# [Task to carry out]
Render the following material again verbatim, leaving nothing out.

┌──

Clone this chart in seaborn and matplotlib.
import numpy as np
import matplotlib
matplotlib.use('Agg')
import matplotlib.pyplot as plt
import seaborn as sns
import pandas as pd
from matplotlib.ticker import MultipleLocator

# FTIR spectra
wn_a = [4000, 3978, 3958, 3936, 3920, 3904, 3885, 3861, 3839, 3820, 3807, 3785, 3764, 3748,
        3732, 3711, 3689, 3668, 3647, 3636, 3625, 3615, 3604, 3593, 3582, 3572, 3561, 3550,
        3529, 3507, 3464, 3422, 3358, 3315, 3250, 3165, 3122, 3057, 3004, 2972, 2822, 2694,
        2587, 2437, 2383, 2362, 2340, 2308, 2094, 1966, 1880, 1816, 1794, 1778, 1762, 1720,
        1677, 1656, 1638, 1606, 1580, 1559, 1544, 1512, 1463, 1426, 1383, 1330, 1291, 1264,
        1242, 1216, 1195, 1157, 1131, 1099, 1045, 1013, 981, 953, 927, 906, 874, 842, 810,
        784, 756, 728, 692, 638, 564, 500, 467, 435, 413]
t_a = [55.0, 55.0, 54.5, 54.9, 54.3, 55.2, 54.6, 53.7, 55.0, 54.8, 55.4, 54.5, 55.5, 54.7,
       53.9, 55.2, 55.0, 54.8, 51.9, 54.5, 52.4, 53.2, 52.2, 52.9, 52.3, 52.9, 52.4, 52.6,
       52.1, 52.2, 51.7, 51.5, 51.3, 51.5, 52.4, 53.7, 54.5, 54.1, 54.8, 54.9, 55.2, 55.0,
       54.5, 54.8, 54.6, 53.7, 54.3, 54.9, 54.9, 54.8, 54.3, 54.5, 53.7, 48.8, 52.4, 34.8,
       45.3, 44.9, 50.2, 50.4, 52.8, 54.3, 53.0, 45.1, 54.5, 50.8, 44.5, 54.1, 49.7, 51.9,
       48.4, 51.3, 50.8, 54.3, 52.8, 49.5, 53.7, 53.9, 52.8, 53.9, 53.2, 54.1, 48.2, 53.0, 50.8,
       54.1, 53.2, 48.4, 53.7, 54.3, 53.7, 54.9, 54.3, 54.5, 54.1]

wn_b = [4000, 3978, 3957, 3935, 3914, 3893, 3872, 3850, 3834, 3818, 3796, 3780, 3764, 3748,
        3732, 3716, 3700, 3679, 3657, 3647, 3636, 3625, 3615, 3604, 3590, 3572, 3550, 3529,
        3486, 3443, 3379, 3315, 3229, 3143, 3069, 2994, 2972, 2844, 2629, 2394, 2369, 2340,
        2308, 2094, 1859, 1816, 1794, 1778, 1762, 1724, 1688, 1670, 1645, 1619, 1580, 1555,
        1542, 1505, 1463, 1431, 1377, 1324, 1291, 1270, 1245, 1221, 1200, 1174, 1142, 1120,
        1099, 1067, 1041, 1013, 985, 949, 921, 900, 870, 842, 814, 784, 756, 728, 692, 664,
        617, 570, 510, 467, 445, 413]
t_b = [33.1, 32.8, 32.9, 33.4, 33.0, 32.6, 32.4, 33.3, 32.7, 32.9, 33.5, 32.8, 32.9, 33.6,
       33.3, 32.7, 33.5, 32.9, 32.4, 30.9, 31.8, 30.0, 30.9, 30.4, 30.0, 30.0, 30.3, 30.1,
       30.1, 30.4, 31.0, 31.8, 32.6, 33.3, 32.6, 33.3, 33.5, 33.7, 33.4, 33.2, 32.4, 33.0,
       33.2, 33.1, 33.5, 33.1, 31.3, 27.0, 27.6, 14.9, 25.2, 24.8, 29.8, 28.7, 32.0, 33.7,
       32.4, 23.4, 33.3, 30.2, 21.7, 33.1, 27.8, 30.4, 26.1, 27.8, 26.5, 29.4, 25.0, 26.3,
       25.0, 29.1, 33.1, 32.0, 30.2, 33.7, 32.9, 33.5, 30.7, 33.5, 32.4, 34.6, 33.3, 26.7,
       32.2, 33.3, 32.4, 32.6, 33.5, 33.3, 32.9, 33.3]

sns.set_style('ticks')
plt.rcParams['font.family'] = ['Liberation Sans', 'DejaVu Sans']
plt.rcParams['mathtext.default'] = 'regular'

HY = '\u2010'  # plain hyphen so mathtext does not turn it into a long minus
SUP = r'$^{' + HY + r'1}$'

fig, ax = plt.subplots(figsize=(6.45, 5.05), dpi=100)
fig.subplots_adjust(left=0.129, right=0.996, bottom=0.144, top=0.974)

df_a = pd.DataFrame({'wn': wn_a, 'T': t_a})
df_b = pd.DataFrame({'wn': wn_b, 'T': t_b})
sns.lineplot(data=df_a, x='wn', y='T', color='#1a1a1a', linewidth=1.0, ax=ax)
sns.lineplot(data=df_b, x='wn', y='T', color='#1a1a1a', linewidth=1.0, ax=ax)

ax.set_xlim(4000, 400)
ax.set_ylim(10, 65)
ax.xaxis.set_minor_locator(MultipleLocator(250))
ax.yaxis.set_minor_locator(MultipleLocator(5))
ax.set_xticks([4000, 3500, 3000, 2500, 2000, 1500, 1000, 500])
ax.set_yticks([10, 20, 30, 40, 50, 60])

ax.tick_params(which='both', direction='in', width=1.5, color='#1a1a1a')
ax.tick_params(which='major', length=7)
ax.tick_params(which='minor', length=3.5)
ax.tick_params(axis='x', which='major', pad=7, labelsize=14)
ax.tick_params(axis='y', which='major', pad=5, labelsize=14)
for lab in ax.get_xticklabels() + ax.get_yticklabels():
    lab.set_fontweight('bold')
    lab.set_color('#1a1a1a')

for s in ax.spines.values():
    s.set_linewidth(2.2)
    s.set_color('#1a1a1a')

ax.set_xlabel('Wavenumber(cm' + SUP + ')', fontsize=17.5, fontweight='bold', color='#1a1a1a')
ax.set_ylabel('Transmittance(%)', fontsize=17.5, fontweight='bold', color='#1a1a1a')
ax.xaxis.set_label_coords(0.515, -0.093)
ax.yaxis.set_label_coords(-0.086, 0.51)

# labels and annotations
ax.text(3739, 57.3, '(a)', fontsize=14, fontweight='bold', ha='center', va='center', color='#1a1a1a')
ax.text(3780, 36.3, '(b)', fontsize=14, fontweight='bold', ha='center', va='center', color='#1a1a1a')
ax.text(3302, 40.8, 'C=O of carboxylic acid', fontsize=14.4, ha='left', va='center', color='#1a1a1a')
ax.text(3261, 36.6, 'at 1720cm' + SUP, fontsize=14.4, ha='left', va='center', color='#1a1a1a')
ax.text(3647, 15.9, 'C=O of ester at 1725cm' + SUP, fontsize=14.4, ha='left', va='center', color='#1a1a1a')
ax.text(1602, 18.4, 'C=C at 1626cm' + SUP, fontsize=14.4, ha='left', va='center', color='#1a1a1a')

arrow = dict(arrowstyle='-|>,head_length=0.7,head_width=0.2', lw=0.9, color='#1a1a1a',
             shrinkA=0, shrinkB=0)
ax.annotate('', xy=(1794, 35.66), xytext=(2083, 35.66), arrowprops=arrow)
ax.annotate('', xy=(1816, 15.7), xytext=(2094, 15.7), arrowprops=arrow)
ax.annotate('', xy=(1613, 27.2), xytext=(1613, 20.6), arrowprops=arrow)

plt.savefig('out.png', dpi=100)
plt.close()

└──

# [Correct response]
Clone this chart in seaborn and matplotlib.
import numpy as np
import matplotlib
matplotlib.use('Agg')
import matplotlib.pyplot as plt
import seaborn as sns
import pandas as pd
from matplotlib.ticker import MultipleLocator

# FTIR spectra
wn_a = [4000, 3978, 3958, 3936, 3920, 3904, 3885, 3861, 3839, 3820, 3807, 3785, 3764, 3748,
        3732, 3711, 3689, 3668, 3647, 3636, 3625, 3615, 3604, 3593, 3582, 3572, 3561, 3550,
        3529, 3507, 3464, 3422, 3358, 3315, 3250, 3165, 3122, 3057, 3004, 2972, 2822, 2694,
        2587, 2437, 2383, 2362, 2340, 2308, 2094, 1966, 1880, 1816, 1794, 1778, 1762, 1720,
        1677, 1656, 1638, 1606, 1580, 1559, 1544, 1512, 1463, 1426, 1383, 1330, 1291, 1264,
        1242, 1216, 1195, 1157, 1131, 1099, 1045, 1013, 981, 953, 927, 906, 874, 842, 810,
        784, 756, 728, 692, 638, 564, 500, 467, 435, 413]
t_a = [55.0, 55.0, 54.5, 54.9, 54.3, 55.2, 54.6, 53.7, 55.0, 54.8, 55.4, 54.5, 55.5, 54.7,
       53.9, 55.2, 55.0, 54.8, 51.9, 54.5, 52.4, 53.2, 52.2, 52.9, 52.3, 52.9, 52.4, 52.6,
       52.1, 52.2, 51.7, 51.5, 51.3, 51.5, 52.4, 53.7, 54.5, 54.1, 54.8, 54.9, 55.2, 55.0,
       54.5, 54.8, 54.6, 53.7, 54.3, 54.9, 54.9, 54.8, 54.3, 54.5, 53.7, 48.8, 52.4, 34.8,
       45.3, 44.9, 50.2, 50.4, 52.8, 54.3, 53.0, 45.1, 54.5, 50.8, 44.5, 54.1, 49.7, 51.9,
       48.4, 51.3, 50.8, 54.3, 52.8, 49.5, 53.7, 53.9, 52.8, 53.9, 53.2, 54.1, 48.2, 53.0, 50.8,
       54.1, 53.2, 48.4, 53.7, 54.3, 53.7, 54.9, 54.3, 54.5, 54.1]

wn_b = [4000, 3978, 3957, 3935, 3914, 3893, 3872, 3850, 3834, 3818, 3796, 3780, 3764, 3748,
        3732, 3716, 3700, 3679, 3657, 3647, 3636, 3625, 3615, 3604, 3590, 3572, 3550, 3529,
        3486, 3443, 3379, 3315, 3229, 3143, 3069, 2994, 2972, 2844, 2629, 2394, 2369, 2340,
        2308, 2094, 1859, 1816, 1794, 1778, 1762, 1724, 1688, 1670, 1645, 1619, 1580, 1555,
        1542, 1505, 1463, 1431, 1377, 1324, 1291, 1270, 1245, 1221, 1200, 1174, 1142, 1120,
        1099, 1067, 1041, 1013, 985, 949, 921, 900, 870, 842, 814, 784, 756, 728, 692, 664,
        617, 570, 510, 467, 445, 413]
t_b = [33.1, 32.8, 32.9, 33.4, 33.0, 32.6, 32.4, 33.3, 32.7, 32.9, 33.5, 32.8, 32.9, 33.6,
       33.3, 32.7, 33.5, 32.9, 32.4, 30.9, 31.8, 30.0, 30.9, 30.4, 30.0, 30.0, 30.3, 30.1,
       30.1, 30.4, 31.0, 31.8, 32.6, 33.3, 32.6, 33.3, 33.5, 33.7, 33.4, 33.2, 32.4, 33.0,
       33.2, 33.1, 33.5, 33.1, 31.3, 27.0, 27.6, 14.9, 25.2, 24.8, 29.8, 28.7, 32.0, 33.7,
       32.4, 23.4, 33.3, 30.2, 21.7, 33.1, 27.8, 30.4, 26.1, 27.8, 26.5, 29.4, 25.0, 26.3,
       25.0, 29.1, 33.1, 32.0, 30.2, 33.7, 32.9, 33.5, 30.7, 33.5, 32.4, 34.6, 33.3, 26.7,
       32.2, 33.3, 32.4, 32.6, 33.5, 33.3, 32.9, 33.3]

sns.set_style('ticks')
plt.rcParams['font.family'] = ['Liberation Sans', 'DejaVu Sans']
plt.rcParams['mathtext.default'] = 'regular'

HY = '\u2010'  # plain hyphen so mathtext does not turn it into a long minus
SUP = r'$^{' + HY + r'1}$'

fig, ax = plt.subplots(figsize=(6.45, 5.05), dpi=100)
fig.subplots_adjust(left=0.129, right=0.996, bottom=0.144, top=0.974)

df_a = pd.DataFrame({'wn': wn_a, 'T': t_a})
df_b = pd.DataFrame({'wn': wn_b, 'T': t_b})
sns.lineplot(data=df_a, x='wn', y='T', color='#1a1a1a', linewidth=1.0, ax=ax)
sns.lineplot(data=df_b, x='wn', y='T', color='#1a1a1a', linewidth=1.0, ax=ax)

ax.set_xlim(4000, 400)
ax.set_ylim(10, 65)
ax.xaxis.set_minor_locator(MultipleLocator(250))
ax.yaxis.set_minor_locator(MultipleLocator(5))
ax.set_xticks([4000, 3500, 3000, 2500, 2000, 1500, 1000, 500])
ax.set_yticks([10, 20, 30, 40, 50, 60])

ax.tick_params(which='both', direction='in', width=1.5, color='#1a1a1a')
ax.tick_params(which='major', length=7)
ax.tick_params(which='minor', length=3.5)
ax.tick_params(axis='x', which='major', pad=7, labelsize=14)
ax.tick_params(axis='y', which='major', pad=5, labelsize=14)
for lab in ax.get_xticklabels() + ax.get_yticklabels():
    lab.set_fontweight('bold')
    lab.set_color('#1a1a1a')

for s in ax.spines.values():
    s.set_linewidth(2.2)
    s.set_color('#1a1a1a')

ax.set_xlabel('Wavenumber(cm' + SUP + ')', fontsize=17.5, fontweight='bold', color='#1a1a1a')
ax.set_ylabel('Transmittance(%)', fontsize=17.5, fontweight='bold', color='#1a1a1a')
ax.xaxis.set_label_coords(0.515, -0.093)
ax.yaxis.set_label_coords(-0.086, 0.51)

# labels and annotations
ax.text(3739, 57.3, '(a)', fontsize=14, fontweight='bold', ha='center', va='center', color='#1a1a1a')
ax.text(3780, 36.3, '(b)', fontsize=14, fontweight='bold', ha='center', va='center', color='#1a1a1a')
ax.text(3302, 40.8, 'C=O of carboxylic acid', fontsize=14.4, ha='left', va='center', color='#1a1a1a')
ax.text(3261, 36.6, 'at 1720cm' + SUP, fontsize=14.4, ha='left', va='center', color='#1a1a1a')
ax.text(3647, 15.9, 'C=O of ester at 1725cm' + SUP, fontsize=14.4, ha='left', va='center', color='#1a1a1a')
ax.text(1602, 18.4, 'C=C at 1626cm' + SUP, fontsize=14.4, ha='left', va='center', color='#1a1a1a')

arrow = dict(arrowstyle='-|>,head_length=0.7,head_width=0.2', lw=0.9, color='#1a1a1a',
             shrinkA=0, shrinkB=0)
ax.annotate('', xy=(1794, 35.66), xytext=(2083, 35.66), arrowprops=arrow)
ax.annotate('', xy=(1816, 15.7), xytext=(2094, 15.7), arrowprops=arrow)
ax.annotate('', xy=(1613, 27.2), xytext=(1613, 20.6), arrowprops=arrow)

plt.savefig('out.png', dpi=100)
plt.close()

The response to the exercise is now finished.